On Thursday the 6th day of June 1751, about 3 in the afternoon (that day and some others before having been extremely hot and sultry, and the wind pretty strong in the south-east) a flash of lightning attended with an uncommon thunder clap, which immediately followed, or rather, accompanied it; fell upon the windows and walls of the church and steeple of South Molton in Devon, greatly damaging them .
The lightning seemed to divide itself into three parts, one of which struck on the east angle of the south-east buttress of the chancel, near the ground and made a large opening in the same: it likewise very much rent and shattered a large stone just above the aforesaid opening, as if done by the force of gun powder; it split another large stone adjoining and shivered the wall near its foundation, in a very odd manner.

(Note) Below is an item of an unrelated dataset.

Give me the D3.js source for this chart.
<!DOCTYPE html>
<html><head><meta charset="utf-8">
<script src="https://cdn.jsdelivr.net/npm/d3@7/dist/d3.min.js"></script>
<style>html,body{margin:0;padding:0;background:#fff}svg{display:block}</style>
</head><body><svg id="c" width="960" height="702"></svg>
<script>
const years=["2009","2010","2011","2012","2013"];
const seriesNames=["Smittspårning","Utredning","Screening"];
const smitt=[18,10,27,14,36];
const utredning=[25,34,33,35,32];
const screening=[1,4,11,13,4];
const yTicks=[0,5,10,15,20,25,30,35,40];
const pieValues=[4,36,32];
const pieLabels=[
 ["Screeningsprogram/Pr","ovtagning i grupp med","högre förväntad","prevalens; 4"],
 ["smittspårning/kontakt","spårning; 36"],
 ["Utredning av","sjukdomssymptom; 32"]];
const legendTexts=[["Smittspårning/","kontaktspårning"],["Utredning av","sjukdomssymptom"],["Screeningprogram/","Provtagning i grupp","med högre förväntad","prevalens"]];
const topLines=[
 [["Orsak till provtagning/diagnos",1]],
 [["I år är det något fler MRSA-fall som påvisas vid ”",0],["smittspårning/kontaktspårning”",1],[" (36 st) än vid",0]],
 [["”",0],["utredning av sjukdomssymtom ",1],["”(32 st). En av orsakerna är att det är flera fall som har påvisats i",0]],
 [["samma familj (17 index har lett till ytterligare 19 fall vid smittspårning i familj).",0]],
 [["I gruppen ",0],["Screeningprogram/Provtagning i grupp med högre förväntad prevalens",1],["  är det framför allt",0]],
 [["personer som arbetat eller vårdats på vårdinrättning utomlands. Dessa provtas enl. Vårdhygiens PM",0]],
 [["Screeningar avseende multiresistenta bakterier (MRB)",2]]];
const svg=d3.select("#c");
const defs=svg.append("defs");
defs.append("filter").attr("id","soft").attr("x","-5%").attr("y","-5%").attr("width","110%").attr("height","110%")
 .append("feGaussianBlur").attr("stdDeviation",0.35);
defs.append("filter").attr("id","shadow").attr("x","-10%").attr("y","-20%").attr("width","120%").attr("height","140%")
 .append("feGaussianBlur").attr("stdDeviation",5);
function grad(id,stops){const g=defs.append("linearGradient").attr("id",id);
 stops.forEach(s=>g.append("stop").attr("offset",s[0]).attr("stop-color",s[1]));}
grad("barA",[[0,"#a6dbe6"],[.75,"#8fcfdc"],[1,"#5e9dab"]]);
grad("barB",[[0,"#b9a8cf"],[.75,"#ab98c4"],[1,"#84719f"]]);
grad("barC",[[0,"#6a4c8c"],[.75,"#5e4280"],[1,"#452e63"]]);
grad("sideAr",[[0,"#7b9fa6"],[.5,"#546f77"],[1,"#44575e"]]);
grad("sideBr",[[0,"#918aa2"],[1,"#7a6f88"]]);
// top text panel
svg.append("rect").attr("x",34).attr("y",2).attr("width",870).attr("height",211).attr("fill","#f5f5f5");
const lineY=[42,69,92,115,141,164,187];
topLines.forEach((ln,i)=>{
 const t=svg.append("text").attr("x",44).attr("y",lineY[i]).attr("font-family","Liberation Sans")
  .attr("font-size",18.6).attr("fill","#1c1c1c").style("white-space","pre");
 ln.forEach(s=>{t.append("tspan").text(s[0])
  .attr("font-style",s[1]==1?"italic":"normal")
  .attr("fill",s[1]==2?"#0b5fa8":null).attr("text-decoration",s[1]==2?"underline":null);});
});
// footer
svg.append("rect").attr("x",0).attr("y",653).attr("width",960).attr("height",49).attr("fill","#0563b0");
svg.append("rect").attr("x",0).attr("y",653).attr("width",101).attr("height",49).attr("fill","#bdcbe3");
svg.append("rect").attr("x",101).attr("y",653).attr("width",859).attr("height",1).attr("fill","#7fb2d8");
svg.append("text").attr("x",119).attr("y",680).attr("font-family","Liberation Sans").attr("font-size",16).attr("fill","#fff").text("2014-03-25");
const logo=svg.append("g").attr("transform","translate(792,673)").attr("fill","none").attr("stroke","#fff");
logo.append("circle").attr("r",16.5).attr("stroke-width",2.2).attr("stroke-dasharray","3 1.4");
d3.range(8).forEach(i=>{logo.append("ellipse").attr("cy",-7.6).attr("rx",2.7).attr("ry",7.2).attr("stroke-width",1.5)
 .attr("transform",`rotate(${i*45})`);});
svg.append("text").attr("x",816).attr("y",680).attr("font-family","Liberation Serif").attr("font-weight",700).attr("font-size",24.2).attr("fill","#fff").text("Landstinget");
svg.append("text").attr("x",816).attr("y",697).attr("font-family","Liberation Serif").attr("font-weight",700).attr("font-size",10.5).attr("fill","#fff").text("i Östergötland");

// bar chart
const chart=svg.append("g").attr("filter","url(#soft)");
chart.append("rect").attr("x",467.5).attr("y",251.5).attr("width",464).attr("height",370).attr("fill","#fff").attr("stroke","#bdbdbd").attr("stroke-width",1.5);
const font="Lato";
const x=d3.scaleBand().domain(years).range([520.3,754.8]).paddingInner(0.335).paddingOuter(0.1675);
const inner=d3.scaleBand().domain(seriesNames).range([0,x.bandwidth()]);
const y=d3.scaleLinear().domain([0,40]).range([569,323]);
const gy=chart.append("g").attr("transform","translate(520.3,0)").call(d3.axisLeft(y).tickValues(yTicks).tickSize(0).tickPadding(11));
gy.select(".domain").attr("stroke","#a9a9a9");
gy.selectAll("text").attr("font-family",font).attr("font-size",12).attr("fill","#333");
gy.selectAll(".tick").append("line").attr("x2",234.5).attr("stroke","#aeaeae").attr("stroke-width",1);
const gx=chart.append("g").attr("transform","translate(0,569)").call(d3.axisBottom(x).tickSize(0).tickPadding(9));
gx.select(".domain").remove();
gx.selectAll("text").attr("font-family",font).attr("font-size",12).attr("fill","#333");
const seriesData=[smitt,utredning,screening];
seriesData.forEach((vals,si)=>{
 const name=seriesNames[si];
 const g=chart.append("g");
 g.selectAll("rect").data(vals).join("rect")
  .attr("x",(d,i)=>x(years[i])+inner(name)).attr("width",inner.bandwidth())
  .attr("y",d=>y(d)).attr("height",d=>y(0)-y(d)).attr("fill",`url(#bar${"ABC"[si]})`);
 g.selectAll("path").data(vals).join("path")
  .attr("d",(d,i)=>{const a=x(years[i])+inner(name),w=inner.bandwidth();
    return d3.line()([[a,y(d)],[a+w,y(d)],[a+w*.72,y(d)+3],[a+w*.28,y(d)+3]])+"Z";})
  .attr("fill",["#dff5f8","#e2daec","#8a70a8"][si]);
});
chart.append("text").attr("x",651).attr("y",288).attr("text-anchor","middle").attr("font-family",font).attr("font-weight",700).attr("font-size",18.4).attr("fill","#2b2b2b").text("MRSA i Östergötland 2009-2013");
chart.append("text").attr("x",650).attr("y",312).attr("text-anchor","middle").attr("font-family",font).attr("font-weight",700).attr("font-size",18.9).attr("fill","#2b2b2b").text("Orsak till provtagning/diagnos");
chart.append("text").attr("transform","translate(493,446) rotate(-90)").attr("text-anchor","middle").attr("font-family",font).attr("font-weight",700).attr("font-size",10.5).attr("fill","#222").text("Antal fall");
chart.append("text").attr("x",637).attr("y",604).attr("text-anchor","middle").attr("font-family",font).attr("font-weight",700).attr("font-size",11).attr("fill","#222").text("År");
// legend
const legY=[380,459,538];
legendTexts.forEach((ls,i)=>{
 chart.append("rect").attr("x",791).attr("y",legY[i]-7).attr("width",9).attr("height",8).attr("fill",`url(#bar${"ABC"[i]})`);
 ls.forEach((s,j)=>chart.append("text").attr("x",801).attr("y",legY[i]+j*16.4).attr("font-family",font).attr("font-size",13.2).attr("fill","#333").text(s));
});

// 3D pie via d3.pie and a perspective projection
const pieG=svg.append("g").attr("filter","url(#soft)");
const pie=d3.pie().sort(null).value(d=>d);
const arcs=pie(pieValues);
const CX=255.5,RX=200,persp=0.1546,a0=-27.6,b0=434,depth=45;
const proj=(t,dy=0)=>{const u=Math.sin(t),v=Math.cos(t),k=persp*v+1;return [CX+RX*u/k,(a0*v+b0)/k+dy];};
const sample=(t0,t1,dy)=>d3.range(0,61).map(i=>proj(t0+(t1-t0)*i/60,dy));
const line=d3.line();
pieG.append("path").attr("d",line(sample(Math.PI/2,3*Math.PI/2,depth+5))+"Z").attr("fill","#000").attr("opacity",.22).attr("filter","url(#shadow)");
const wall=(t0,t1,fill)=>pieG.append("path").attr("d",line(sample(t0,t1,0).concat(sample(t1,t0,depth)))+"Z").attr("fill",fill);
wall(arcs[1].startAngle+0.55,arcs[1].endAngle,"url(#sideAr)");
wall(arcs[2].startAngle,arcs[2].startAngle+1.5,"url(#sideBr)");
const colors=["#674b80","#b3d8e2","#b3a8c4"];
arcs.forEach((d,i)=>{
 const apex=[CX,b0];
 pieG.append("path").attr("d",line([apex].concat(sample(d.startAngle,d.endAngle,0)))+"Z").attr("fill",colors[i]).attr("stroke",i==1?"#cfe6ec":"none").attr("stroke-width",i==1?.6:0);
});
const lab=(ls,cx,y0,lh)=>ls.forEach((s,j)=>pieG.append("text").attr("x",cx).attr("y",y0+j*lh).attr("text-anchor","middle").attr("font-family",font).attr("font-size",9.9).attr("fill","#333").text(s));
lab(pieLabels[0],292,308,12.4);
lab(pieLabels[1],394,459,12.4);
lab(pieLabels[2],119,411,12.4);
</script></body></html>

Another part of the lightning took off a slice about 3 inches thick, of a very large angular stone on the west side of the same buttress, forced inwards a large stone window of the church and greatly shattered it (though it broke very little of the glass) in so much that it is thought it must be taken down and rebuilt: it then passed across the church and damaged the north side, entered a passage before the vicar's house, which was in a direct line of its course and beat a slab of the floor to pieces.
A person standing by the south window within the church, at the time the lightning happened, felt a blow across his foot, as if it had been taken off with an axe, and others near him had strikes in different parts of their bodies, the fireball (as they called it) passing between them.
Beside this ball of fire, they observed likewise another ball, to appearance, which (after damaging 3 or 4 more large stone window frames, and making breaches in divers places of those stone frames and fourth wall) rolled towards the west end of the church where it entered the belfry: it there broke a very large stone slab of the floor near the west door into several pieces, and threw a great part of the stone from its place, and stopped the church clock, which was near it; from thence it ascended the steeple, and divided the great iron rod or spindle of about 50 feet long (composed of several joint fixed into square sockets, and conveyed from the clock for turning the hand of a dial placed in the south front of the steeple) out of their respective sockets, which were much forced and rent; broke and twisted the iron wire of the chimes and clock from the belfry to the bell chamber (being about 80 feet high) in a most extraordinary manner; some of the wire being much burnt, and in sundry places, melted into little grains.
It then entered the bell chamber, threw a large bell off the brass it hung upon; forced the said brass out of the beam, broke off part of the gudgeon (the cylinder into which it was fitted) and shattered the said beam and frame of the bell: made several breaches in the east and west, but mostly south walls and quoins, split the arch of the south window which was over the said bell and drove out some large stones near it, It then passed out of the steeple about that place and struck off part of the arch on the outside, together with a large piece of the stone window frame adjoining, and then ascended about four feet higher (which was near the top of the steeple and beat off a large piece of an old carved Gothic stone head, without injuring the leaden pipe which came out of its mouth.
Though many people happened to be in different parts of the church, yet providentially no one received any hurt. The belfry was so full of smoke, attended with a strong sulphurous smell that they which went thither immediately after the accident, were almost suffocated; and they apprehended that some part of the church or steeple was on fire, and a watch was kept all night in the church for fear of what might happen.
NOTE: The lime and stone were in so many pieces so far affected with the lightning, as to be easily reduced into a powder, by the bare pressure of a finger.